69. That conclusion means that the intention in Article 11.2 (that Article 11 shall apply in respect of all transfers) is not fulfilled. That is the fault of the drafting. But if I am wrong in my conclusion that there is a lacuna, and if it is necessary and appropriate to fit a valuation price offer into paragraph (g) then I think that the more natural construction of the paragraph is to treat the price arising as a result of the valuation price offer valuation exercise as being the Sale Price for the purposes of that paragraph rather than to treat the purchaser as having “required” a valuation within Article 11.2(f). Apart from being a slightly more natural (or less tortured) use of language, it is consistent with the indications given by Article 16.4 that the expression Sale Price could be something determined by the Valuer in accordance with Article 11.2(f).

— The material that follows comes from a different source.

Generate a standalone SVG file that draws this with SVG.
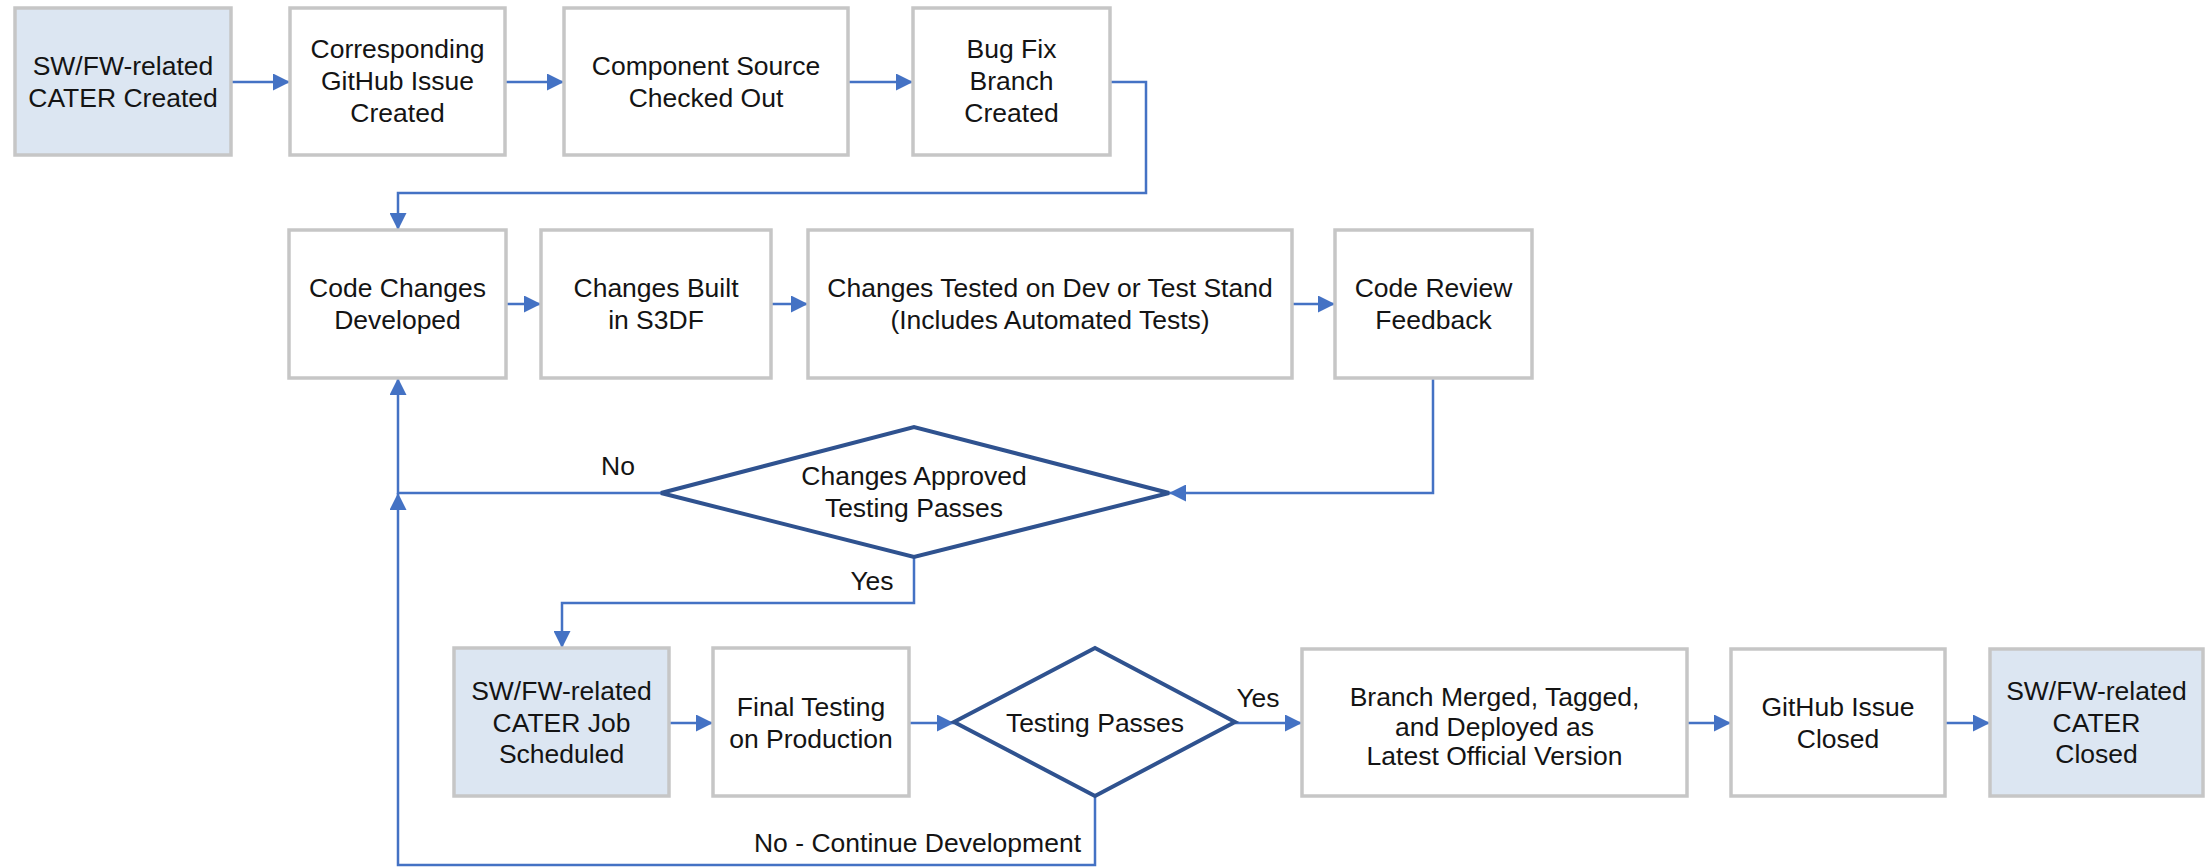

70. I also consider that that result sits more happily with the commerciality of the situation, or the likely commercial rationale of the right to withdraw. Where a fixed price offer has been made but a purchaser requires a valuation it is readily understandable that the seller should be given a chance to rethink if he does not get the price that he originally specified that he wanted. Where he has made a voluntary valuation price offer it is not so obvious that he should have a right of withdrawal - he has, after all, offered the shares at a price to be fixed, and if he wanted a minimum price then he could have made a fixed price offer. It therefore makes some commercial sense that there should be no right of withdrawal in those circumstances.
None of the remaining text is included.